▸ Exercise aim
Locate the string "draws" throughout the material and copy every line in which it occurs.

▸ Material for this task
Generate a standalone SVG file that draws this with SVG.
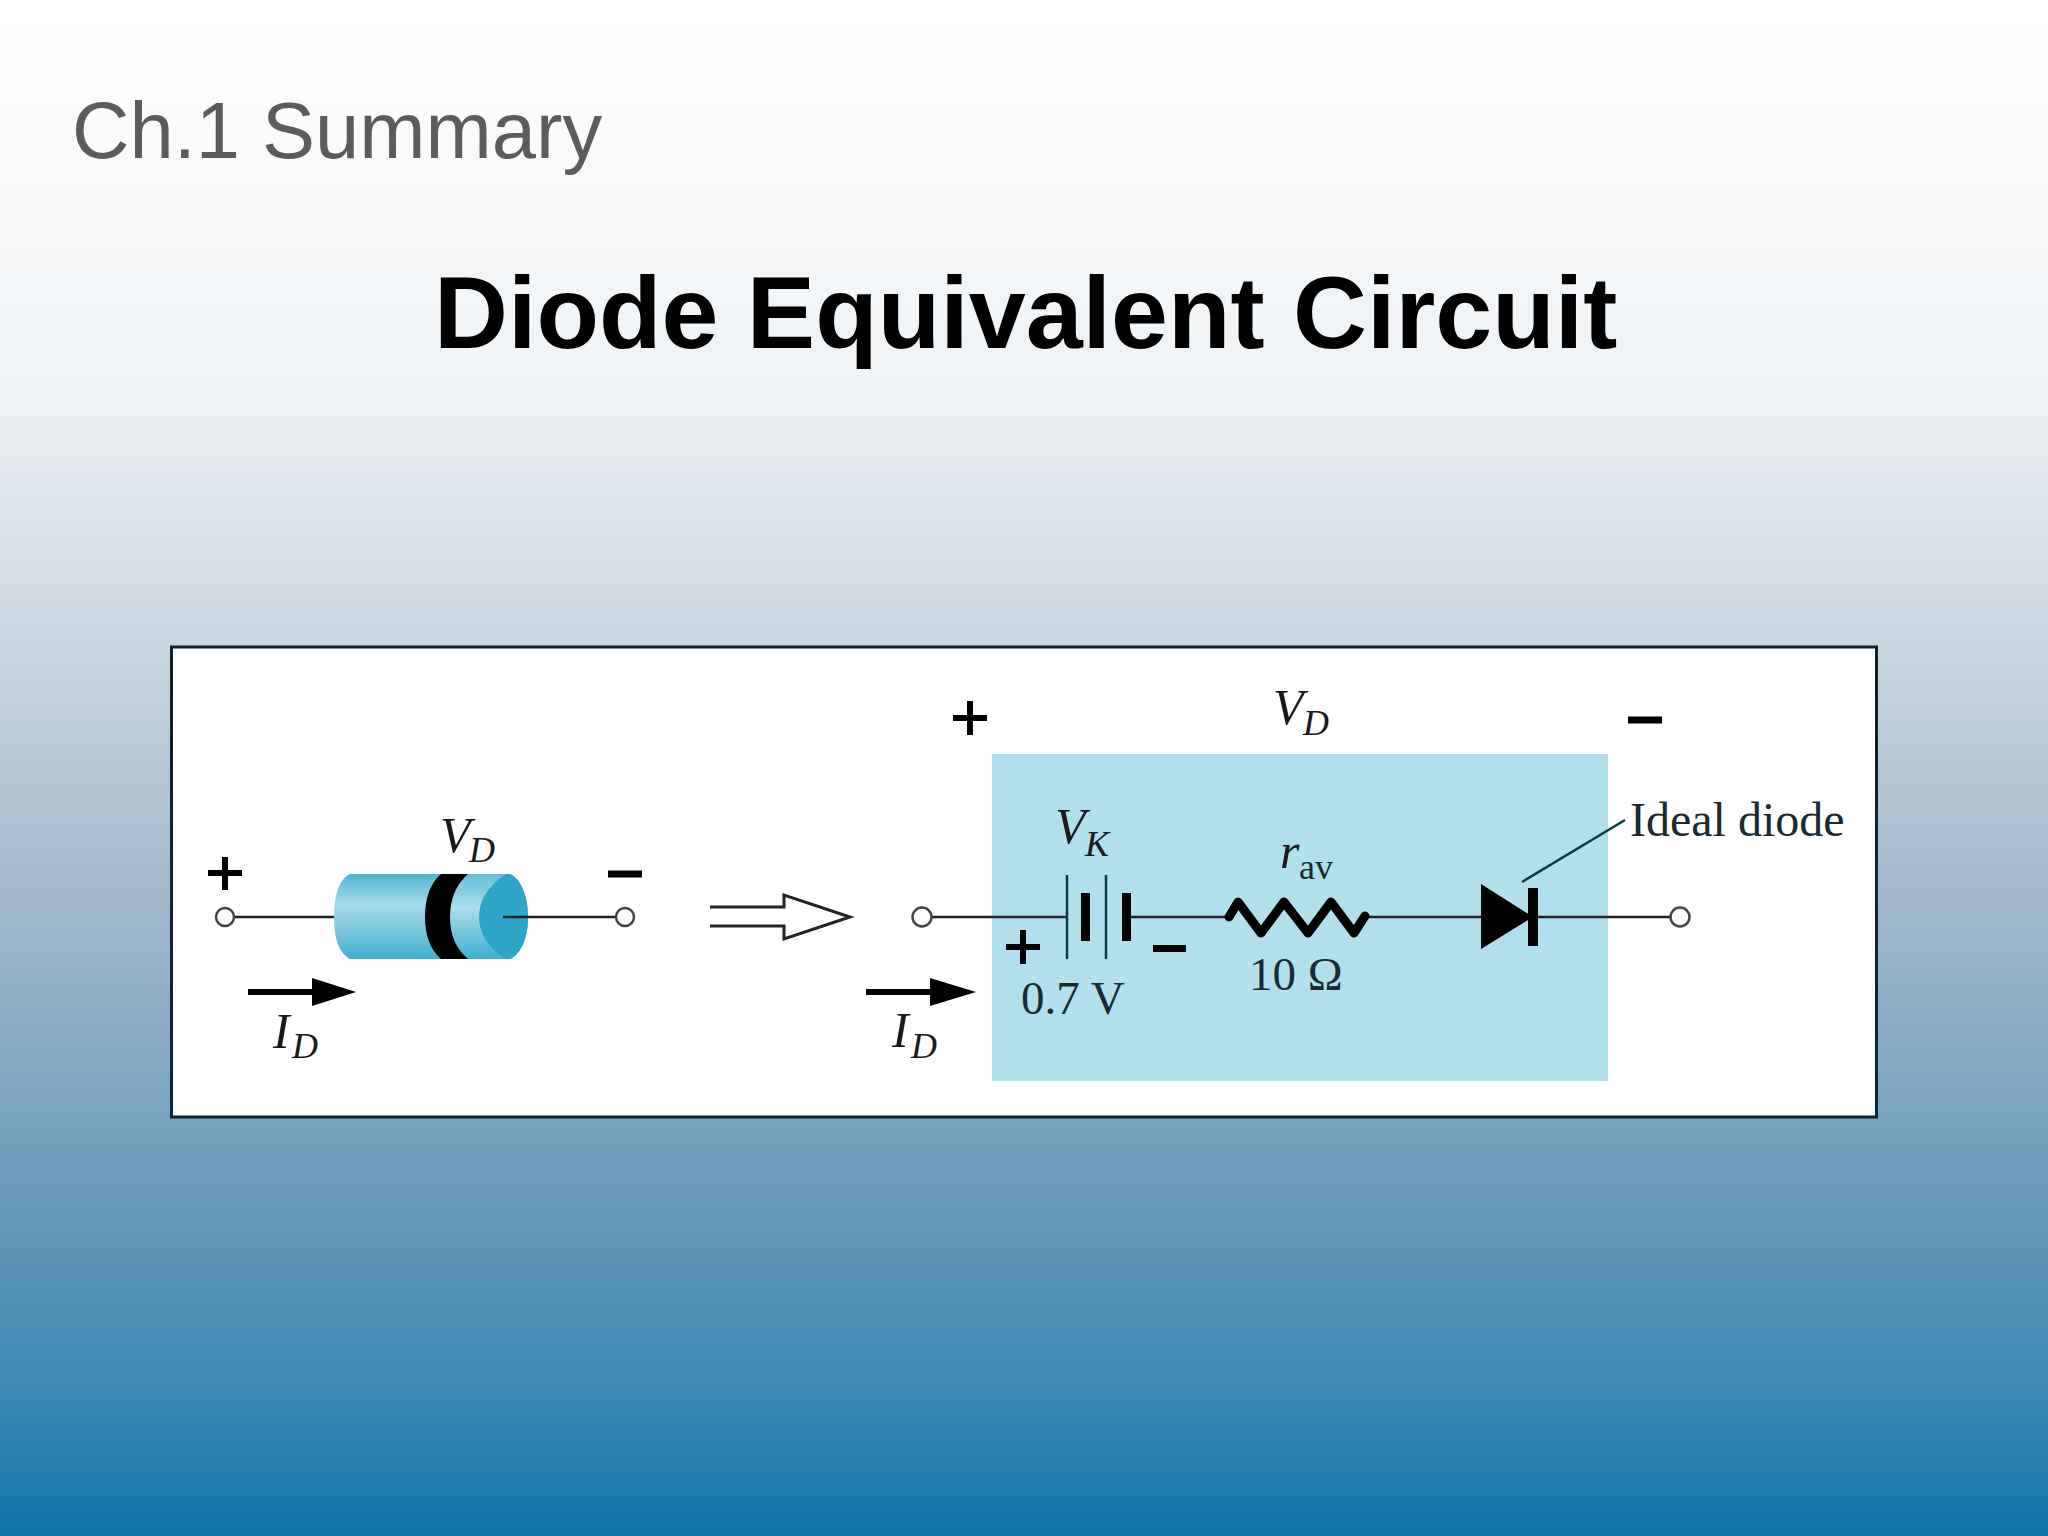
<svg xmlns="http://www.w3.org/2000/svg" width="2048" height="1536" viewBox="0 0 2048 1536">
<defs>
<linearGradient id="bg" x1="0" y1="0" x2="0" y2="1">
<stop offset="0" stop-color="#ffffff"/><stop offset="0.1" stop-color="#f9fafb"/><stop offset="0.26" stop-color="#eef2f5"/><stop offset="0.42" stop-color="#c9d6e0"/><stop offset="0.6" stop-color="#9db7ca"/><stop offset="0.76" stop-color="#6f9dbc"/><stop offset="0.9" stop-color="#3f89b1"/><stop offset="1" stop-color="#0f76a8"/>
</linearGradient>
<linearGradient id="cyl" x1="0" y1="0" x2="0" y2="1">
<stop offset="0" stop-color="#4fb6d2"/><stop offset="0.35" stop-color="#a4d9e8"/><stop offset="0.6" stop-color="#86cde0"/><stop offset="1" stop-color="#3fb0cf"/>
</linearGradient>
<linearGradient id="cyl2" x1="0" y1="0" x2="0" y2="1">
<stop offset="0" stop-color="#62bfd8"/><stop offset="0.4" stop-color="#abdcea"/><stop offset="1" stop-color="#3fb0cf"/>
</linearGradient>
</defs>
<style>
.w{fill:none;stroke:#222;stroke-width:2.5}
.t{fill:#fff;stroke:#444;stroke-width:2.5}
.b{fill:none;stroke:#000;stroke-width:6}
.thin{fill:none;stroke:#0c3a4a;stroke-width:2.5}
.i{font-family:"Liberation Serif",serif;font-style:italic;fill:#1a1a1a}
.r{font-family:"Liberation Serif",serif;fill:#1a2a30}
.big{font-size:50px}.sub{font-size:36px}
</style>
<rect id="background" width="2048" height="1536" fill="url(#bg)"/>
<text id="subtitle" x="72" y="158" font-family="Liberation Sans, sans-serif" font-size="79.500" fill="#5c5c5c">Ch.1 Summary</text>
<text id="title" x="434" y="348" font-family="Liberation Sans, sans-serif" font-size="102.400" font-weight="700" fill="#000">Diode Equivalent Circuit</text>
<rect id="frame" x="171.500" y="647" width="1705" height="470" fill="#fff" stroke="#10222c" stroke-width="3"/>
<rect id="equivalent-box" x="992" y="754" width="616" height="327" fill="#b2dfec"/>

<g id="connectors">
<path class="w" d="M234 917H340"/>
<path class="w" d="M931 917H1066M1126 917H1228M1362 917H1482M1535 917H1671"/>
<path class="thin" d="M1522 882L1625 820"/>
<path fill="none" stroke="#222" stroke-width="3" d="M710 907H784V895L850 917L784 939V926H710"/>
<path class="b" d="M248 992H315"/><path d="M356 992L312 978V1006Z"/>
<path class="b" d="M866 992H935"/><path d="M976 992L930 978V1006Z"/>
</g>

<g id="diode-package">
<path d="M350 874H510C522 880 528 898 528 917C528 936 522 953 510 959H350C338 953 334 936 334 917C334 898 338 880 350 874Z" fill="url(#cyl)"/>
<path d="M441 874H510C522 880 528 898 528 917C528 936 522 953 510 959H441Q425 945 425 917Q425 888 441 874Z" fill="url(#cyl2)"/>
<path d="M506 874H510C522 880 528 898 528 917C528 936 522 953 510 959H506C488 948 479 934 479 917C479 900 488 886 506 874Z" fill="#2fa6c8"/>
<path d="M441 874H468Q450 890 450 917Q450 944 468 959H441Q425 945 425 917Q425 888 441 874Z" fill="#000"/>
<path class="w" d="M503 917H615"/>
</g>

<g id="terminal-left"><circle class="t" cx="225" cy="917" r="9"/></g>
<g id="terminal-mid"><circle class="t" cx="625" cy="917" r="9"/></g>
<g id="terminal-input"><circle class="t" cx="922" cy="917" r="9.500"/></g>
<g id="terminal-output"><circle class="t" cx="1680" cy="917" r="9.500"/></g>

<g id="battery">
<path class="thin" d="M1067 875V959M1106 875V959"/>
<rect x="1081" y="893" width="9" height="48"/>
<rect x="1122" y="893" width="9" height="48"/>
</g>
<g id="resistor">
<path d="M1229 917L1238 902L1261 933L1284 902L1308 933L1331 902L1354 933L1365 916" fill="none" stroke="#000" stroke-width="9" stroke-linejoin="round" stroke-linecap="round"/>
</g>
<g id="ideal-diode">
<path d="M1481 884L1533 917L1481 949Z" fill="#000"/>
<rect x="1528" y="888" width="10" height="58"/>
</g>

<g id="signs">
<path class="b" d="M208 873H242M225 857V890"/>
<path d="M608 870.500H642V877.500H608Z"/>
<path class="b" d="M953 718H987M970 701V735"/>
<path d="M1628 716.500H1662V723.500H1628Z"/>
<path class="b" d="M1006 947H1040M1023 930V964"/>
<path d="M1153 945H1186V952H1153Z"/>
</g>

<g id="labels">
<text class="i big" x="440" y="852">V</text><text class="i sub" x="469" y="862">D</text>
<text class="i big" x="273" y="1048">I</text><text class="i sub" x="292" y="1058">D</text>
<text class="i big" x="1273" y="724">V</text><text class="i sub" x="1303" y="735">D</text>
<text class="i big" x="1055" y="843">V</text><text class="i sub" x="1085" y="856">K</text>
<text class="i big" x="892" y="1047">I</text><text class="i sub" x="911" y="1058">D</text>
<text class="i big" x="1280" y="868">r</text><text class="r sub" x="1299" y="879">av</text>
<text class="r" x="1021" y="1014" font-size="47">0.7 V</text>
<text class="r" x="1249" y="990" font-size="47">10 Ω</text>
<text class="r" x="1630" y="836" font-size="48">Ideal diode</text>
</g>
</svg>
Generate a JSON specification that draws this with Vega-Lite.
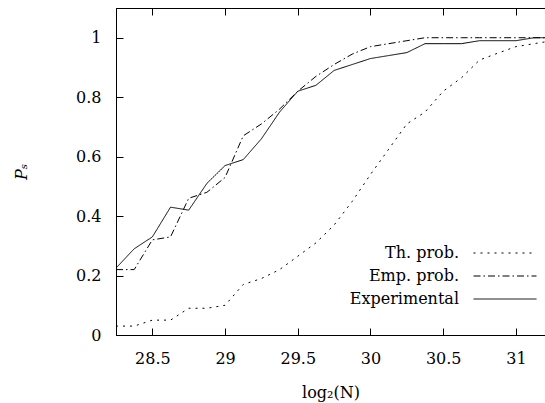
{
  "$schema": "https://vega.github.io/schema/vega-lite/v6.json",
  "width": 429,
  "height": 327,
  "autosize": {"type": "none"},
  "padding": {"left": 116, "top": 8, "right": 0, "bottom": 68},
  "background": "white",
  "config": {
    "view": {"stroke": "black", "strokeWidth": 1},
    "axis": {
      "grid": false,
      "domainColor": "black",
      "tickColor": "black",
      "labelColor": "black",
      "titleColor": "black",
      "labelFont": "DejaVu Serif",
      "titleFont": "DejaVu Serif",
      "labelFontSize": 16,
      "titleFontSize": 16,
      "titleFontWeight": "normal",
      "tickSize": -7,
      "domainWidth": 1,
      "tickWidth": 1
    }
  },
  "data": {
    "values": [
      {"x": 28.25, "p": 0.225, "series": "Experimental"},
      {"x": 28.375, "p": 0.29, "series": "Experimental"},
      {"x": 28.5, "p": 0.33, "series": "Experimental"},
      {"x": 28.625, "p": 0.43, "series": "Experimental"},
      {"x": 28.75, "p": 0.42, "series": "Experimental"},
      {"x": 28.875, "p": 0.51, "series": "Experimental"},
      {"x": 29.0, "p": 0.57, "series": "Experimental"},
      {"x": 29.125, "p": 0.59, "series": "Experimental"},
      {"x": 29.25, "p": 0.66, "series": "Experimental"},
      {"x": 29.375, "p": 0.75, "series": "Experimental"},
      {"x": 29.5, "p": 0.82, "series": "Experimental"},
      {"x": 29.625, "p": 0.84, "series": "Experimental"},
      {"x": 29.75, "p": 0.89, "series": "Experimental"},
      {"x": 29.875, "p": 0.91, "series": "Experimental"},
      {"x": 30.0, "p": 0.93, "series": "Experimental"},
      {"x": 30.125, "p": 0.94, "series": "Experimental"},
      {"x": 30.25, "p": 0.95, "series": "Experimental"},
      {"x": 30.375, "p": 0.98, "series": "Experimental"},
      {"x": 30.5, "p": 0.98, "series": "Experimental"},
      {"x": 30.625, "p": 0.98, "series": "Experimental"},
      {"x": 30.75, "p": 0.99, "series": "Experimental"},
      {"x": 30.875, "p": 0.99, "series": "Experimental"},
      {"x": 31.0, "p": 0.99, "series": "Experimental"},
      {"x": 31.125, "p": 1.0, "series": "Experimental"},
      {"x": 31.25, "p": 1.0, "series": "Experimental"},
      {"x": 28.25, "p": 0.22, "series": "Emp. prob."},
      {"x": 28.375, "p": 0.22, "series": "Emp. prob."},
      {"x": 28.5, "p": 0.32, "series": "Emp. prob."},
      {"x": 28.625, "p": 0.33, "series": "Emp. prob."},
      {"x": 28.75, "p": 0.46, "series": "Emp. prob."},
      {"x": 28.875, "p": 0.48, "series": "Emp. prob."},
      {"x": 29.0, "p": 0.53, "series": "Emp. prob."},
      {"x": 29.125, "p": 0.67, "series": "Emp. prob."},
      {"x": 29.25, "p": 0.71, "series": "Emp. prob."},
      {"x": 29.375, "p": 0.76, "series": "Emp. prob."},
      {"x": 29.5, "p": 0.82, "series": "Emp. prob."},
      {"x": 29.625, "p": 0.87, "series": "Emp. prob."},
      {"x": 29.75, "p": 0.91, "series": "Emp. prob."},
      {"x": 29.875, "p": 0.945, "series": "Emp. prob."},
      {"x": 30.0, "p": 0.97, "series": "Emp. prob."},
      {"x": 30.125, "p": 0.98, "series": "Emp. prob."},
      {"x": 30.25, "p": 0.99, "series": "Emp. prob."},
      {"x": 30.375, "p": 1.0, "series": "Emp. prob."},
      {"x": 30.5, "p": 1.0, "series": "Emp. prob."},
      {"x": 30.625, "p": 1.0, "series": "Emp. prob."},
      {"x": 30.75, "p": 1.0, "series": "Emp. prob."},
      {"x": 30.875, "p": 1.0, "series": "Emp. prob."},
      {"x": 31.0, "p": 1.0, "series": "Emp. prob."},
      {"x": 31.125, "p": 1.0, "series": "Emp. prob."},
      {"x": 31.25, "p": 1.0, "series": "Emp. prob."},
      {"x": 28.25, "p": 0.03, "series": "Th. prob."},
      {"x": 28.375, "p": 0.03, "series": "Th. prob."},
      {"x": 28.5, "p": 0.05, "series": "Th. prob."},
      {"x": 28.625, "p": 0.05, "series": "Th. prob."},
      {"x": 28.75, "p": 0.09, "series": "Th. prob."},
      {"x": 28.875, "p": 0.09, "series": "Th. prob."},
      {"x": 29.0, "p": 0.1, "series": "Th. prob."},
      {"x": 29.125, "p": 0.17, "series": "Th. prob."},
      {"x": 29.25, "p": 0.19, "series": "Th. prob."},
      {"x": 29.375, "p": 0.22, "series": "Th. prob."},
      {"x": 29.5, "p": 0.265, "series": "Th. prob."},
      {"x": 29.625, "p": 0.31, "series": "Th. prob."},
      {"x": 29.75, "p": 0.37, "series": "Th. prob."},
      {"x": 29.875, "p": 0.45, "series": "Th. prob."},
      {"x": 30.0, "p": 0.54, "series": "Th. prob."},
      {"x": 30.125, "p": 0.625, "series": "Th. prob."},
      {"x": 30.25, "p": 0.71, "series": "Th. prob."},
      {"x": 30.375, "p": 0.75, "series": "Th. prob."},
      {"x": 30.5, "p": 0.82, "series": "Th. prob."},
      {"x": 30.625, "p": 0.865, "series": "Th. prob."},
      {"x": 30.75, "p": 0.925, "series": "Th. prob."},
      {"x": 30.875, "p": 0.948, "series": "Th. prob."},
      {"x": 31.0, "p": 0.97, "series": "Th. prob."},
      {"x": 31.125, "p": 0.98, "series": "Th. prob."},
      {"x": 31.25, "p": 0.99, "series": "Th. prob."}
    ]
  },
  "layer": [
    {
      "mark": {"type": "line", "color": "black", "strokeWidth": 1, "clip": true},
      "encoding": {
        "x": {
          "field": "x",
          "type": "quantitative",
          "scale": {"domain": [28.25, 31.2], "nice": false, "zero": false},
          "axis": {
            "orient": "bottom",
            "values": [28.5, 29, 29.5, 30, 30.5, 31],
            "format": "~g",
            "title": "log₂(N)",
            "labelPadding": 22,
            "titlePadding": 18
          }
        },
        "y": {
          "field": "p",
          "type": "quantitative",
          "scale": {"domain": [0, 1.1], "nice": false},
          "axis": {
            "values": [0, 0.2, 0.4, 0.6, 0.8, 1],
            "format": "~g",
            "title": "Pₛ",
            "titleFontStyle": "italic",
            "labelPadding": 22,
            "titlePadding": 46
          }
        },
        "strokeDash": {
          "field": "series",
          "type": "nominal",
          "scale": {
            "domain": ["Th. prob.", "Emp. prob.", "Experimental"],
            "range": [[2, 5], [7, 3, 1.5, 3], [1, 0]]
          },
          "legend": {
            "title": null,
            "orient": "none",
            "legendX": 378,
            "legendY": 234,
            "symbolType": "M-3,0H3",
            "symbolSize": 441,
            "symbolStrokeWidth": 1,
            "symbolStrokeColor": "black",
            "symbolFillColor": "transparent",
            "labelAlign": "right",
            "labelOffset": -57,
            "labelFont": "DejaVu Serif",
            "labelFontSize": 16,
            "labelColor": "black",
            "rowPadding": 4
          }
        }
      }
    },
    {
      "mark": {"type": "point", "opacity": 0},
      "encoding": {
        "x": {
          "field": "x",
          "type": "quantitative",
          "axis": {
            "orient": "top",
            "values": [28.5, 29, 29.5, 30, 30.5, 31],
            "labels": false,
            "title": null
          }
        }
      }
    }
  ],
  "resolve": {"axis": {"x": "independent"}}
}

▸ Completed task
Generate a standalone SVG file that draws this with SVG.
Generate a JSON specification that draws this with Vega-Lite.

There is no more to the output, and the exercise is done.